Souvenons-nous de 1997 : à peine à la tête du gouvernement, Lionel Jospin s’était engagé à ne valider le traité d’Amsterdam que si trois conditions étaient remplies : l’instauration d’un gouvernement économique pour contrebalancer le pouvoir de la BCE ; une orientation de politique monétaire qui écarte les aberrations de « l’euro fort » et une réorientation des traités économiques dans le sens de la croissance. Tiens, tiens, comme l’histoire se répète… Faut-il rappeler que Jospin signa le traité d’Amsterdam sans rien obtenir en contrepartie ? Dans le contexte d’une récession économique sans précédent depuis les années 30, avec des droites néolibérales revanchardes et une extrême-droite en embuscade, il est évident qu’une réédition de la défaite jospiniste en rase campane entraînerait des révoltes violentes sur le continent européen ; des rebellions populaires aux conséquences imprévisibles.

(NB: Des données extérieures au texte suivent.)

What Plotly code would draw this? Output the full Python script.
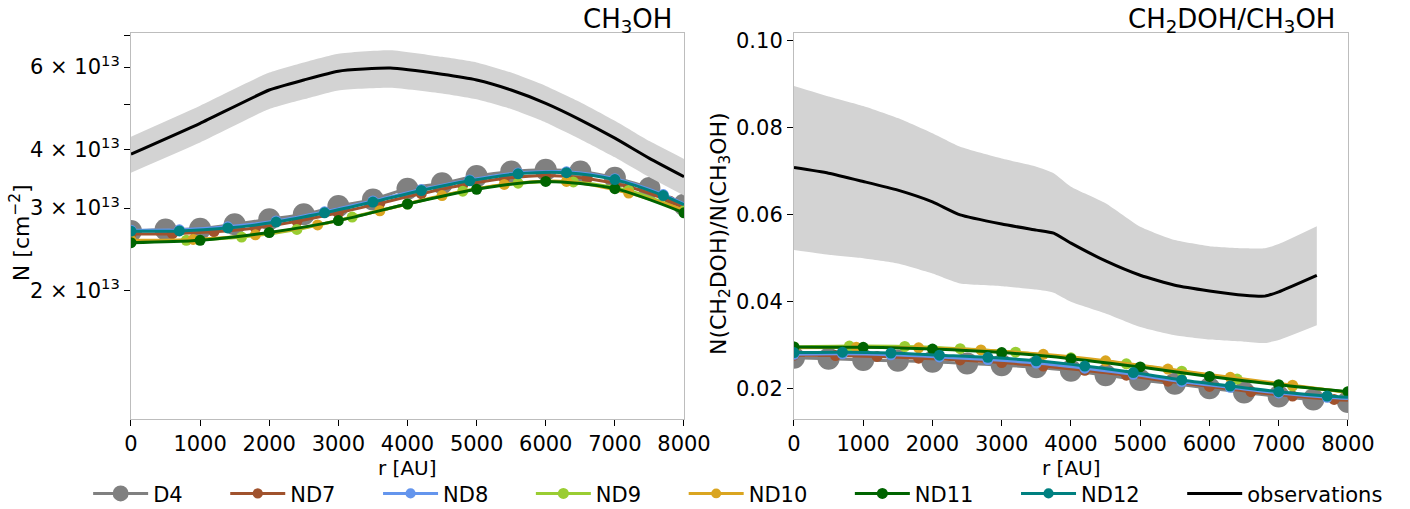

Hollande n’a pas le choix : depuis trente ans, le contexte politique n’a jamais été aussi favorable au combat contre la dérive néolibérale de l’Union européenne. L’Europe entière refuse l’austérité des néolibéraux. Le président français et ses alliés doivent imposer la croissance ; non celle qui est subordonnée à d’énièmes réformes structurelles pour soi-disant améliorer le « rendement » ou la « compétitivité » des travailleurs, mais celle qui relance la consommation générale : de meilleurs salaires pour tous, des emplois correctement rémunérés et des Etats sociaux que l’on renforce. Si l’accord franco-allemand ne va pas au-delà d’un effet d’annonce et que rien ne change, l’extrême-droite continuera de progresser, en France et partout en Europe.